[EXERCISE INSTRUCTIONS]:
Copy everything in the data below exactly except the pictures.

:::

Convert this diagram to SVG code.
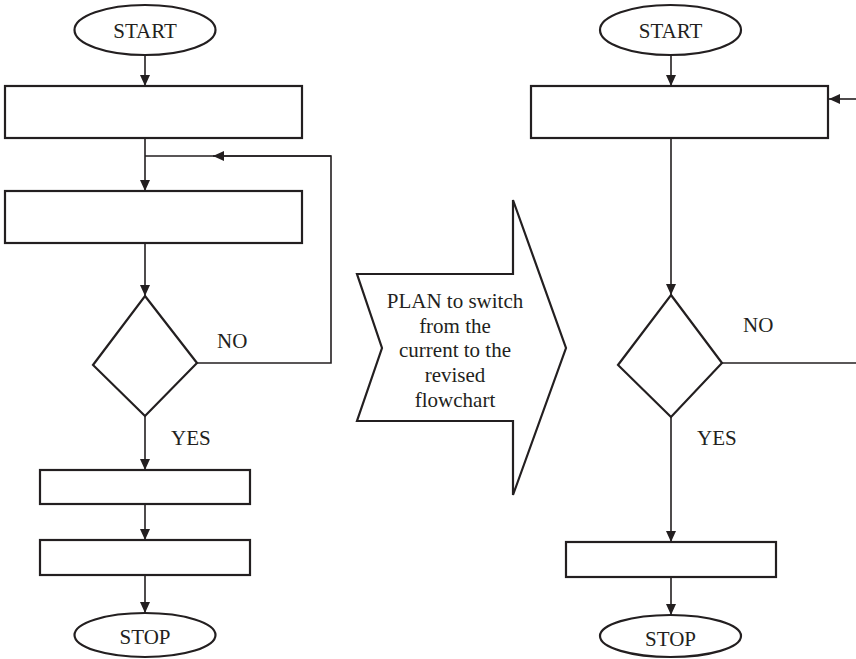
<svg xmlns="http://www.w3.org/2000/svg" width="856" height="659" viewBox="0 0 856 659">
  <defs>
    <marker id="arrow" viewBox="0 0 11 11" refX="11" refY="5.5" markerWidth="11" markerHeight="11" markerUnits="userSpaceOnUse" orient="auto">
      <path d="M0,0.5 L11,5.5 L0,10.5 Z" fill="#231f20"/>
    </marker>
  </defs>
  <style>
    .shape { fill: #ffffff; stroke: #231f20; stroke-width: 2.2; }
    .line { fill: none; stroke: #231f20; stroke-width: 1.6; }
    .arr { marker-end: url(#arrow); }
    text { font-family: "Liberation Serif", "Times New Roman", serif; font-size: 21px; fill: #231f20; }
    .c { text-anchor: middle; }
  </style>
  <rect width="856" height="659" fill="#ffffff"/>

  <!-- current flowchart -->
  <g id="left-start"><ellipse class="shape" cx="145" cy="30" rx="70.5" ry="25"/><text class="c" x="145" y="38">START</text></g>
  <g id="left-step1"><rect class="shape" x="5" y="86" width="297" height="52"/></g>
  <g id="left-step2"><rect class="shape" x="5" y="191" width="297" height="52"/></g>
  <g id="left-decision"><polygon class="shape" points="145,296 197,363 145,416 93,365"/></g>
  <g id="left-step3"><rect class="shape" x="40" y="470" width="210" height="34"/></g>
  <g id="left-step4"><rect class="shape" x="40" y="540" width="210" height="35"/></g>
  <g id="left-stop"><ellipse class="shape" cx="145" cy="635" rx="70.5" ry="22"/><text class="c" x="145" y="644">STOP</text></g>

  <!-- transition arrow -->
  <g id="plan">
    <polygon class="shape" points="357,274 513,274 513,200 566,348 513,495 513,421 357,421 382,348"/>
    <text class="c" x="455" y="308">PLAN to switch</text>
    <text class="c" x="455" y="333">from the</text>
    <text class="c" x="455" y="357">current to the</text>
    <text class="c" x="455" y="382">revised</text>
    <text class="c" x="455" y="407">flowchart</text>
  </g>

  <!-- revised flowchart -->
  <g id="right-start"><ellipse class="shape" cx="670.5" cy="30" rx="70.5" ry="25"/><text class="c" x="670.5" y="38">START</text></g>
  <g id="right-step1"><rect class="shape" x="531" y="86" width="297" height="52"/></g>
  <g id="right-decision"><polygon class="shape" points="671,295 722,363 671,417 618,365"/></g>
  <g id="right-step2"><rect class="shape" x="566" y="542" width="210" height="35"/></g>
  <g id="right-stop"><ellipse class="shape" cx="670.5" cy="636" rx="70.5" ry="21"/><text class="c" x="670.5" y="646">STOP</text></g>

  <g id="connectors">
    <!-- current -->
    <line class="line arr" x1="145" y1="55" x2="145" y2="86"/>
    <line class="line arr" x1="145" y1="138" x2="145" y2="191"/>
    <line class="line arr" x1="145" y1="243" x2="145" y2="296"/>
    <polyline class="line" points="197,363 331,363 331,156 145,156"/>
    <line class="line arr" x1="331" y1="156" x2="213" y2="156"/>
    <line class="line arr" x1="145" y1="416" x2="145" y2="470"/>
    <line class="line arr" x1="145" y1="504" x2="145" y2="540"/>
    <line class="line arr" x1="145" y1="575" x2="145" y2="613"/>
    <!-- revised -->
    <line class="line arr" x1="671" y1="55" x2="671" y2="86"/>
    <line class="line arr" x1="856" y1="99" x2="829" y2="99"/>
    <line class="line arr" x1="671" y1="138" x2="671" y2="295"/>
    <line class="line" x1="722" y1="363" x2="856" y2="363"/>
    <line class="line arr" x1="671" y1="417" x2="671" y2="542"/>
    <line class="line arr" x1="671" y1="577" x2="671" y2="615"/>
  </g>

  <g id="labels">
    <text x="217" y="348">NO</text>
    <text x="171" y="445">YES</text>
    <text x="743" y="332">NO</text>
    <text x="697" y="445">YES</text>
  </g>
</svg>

:::

[WRITTEN ANSWER]:
Convert this diagram to SVG code.
<svg xmlns="http://www.w3.org/2000/svg" width="856" height="659" viewBox="0 0 856 659">
  <defs>
    <marker id="arrow" viewBox="0 0 11 11" refX="11" refY="5.5" markerWidth="11" markerHeight="11" markerUnits="userSpaceOnUse" orient="auto">
      <path d="M0,0.5 L11,5.5 L0,10.5 Z" fill="#231f20"/>
    </marker>
  </defs>
  <style>
    .shape { fill: #ffffff; stroke: #231f20; stroke-width: 2.2; }
    .line { fill: none; stroke: #231f20; stroke-width: 1.6; }
    .arr { marker-end: url(#arrow); }
    text { font-family: "Liberation Serif", "Times New Roman", serif; font-size: 21px; fill: #231f20; }
    .c { text-anchor: middle; }
  </style>
  <rect width="856" height="659" fill="#ffffff"/>

  <!-- current flowchart -->
  <g id="left-start"><ellipse class="shape" cx="145" cy="30" rx="70.5" ry="25"/><text class="c" x="145" y="38">START</text></g>
  <g id="left-step1"><rect class="shape" x="5" y="86" width="297" height="52"/></g>
  <g id="left-step2"><rect class="shape" x="5" y="191" width="297" height="52"/></g>
  <g id="left-decision"><polygon class="shape" points="145,296 197,363 145,416 93,365"/></g>
  <g id="left-step3"><rect class="shape" x="40" y="470" width="210" height="34"/></g>
  <g id="left-step4"><rect class="shape" x="40" y="540" width="210" height="35"/></g>
  <g id="left-stop"><ellipse class="shape" cx="145" cy="635" rx="70.5" ry="22"/><text class="c" x="145" y="644">STOP</text></g>

  <!-- transition arrow -->
  <g id="plan">
    <polygon class="shape" points="357,274 513,274 513,200 566,348 513,495 513,421 357,421 382,348"/>
    <text class="c" x="455" y="308">PLAN to switch</text>
    <text class="c" x="455" y="333">from the</text>
    <text class="c" x="455" y="357">current to the</text>
    <text class="c" x="455" y="382">revised</text>
    <text class="c" x="455" y="407">flowchart</text>
  </g>

  <!-- revised flowchart -->
  <g id="right-start"><ellipse class="shape" cx="670.5" cy="30" rx="70.5" ry="25"/><text class="c" x="670.5" y="38">START</text></g>
  <g id="right-step1"><rect class="shape" x="531" y="86" width="297" height="52"/></g>
  <g id="right-decision"><polygon class="shape" points="671,295 722,363 671,417 618,365"/></g>
  <g id="right-step2"><rect class="shape" x="566" y="542" width="210" height="35"/></g>
  <g id="right-stop"><ellipse class="shape" cx="670.5" cy="636" rx="70.5" ry="21"/><text class="c" x="670.5" y="646">STOP</text></g>

  <g id="connectors">
    <!-- current -->
    <line class="line arr" x1="145" y1="55" x2="145" y2="86"/>
    <line class="line arr" x1="145" y1="138" x2="145" y2="191"/>
    <line class="line arr" x1="145" y1="243" x2="145" y2="296"/>
    <polyline class="line" points="197,363 331,363 331,156 145,156"/>
    <line class="line arr" x1="331" y1="156" x2="213" y2="156"/>
    <line class="line arr" x1="145" y1="416" x2="145" y2="470"/>
    <line class="line arr" x1="145" y1="504" x2="145" y2="540"/>
    <line class="line arr" x1="145" y1="575" x2="145" y2="613"/>
    <!-- revised -->
    <line class="line arr" x1="671" y1="55" x2="671" y2="86"/>
    <line class="line arr" x1="856" y1="99" x2="829" y2="99"/>
    <line class="line arr" x1="671" y1="138" x2="671" y2="295"/>
    <line class="line" x1="722" y1="363" x2="856" y2="363"/>
    <line class="line arr" x1="671" y1="417" x2="671" y2="542"/>
    <line class="line arr" x1="671" y1="577" x2="671" y2="615"/>
  </g>

  <g id="labels">
    <text x="217" y="348">NO</text>
    <text x="171" y="445">YES</text>
    <text x="743" y="332">NO</text>
    <text x="697" y="445">YES</text>
  </g>
</svg>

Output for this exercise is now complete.